Soundness is guaranteed by construction; any returned map satisfies all LexPMSM inequalities. Relative completeness holds with respect to the template space: if a polynomial-template LexPMSM exists, a complete solver will find it (Kura et al., 29 Nov 2025).

6. Experimental Validation and Benchmark Performance

A prototype implementation, using linear polynomial templates and the PolyQEnt solver (Chatterjee et al., ATVA 2026), synthesizes LexPMSMs by encoding constraints as universally quantified polynomial inequalities and solving them via SMT.

Benchmarks include:

• Examples from Abate CAV ’24: ex_3_8, ex_3_9, ex_4_11
• Separating examples: EvenOrNegative, PersistRW, RecurRW
• Extended case studies: GuaranteeRW, Temperature2

Key findings:

• All benchmarks, including examples where Streett-SMs fail (e.g., RecurRW, a one-dimensional symmetric random walk, and the two-loop counterexample), are successfully certified.
• Synthesis times are between 0.8 and 12 seconds for all instances.

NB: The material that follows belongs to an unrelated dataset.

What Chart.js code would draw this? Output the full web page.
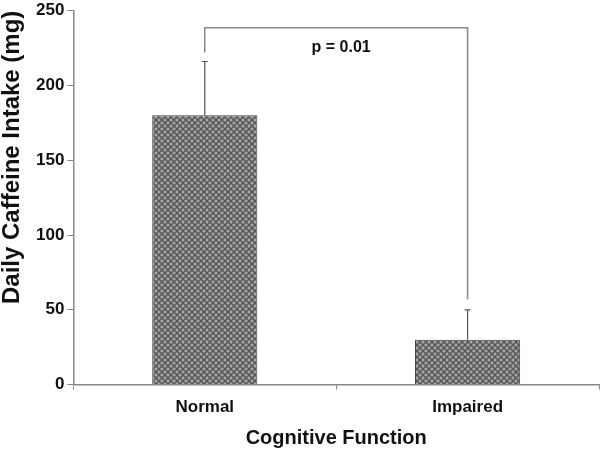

This demonstrates the practical effectiveness of LexPMSMs for certifying almost-sure $\omega$-regular properties in probabilistic infinite-state systems, confirming theoretical expectations from the established hierarchy (Kura et al., 29 Nov 2025).

7. Context and Significance in $\omega$-Regular Verification

PMSMs and LexPMSMs extend the scope of supermartingale-based verification previously limited to reachability, safety, and basic recurrence persistence properties, now encompassing the full generality of $\omega$-regular and temporal logic objectives. By bridging deterministic small progress measure techniques and stochastic verification (via drift-in-expectation and lexicographic orderings), PMSMs provide rigorous certificates that are both sound and, via template synthesis, relatively complete for a broad class of probabilistic models.

The verified hierarchy, computational effectiveness, and capacity to handle null recurrence and positive recurrence in Markov chains position PMSMs as a central tool for advanced stochastic $\omega$-regular verification (Kura et al., 29 Nov 2025, Abate et al., 2024).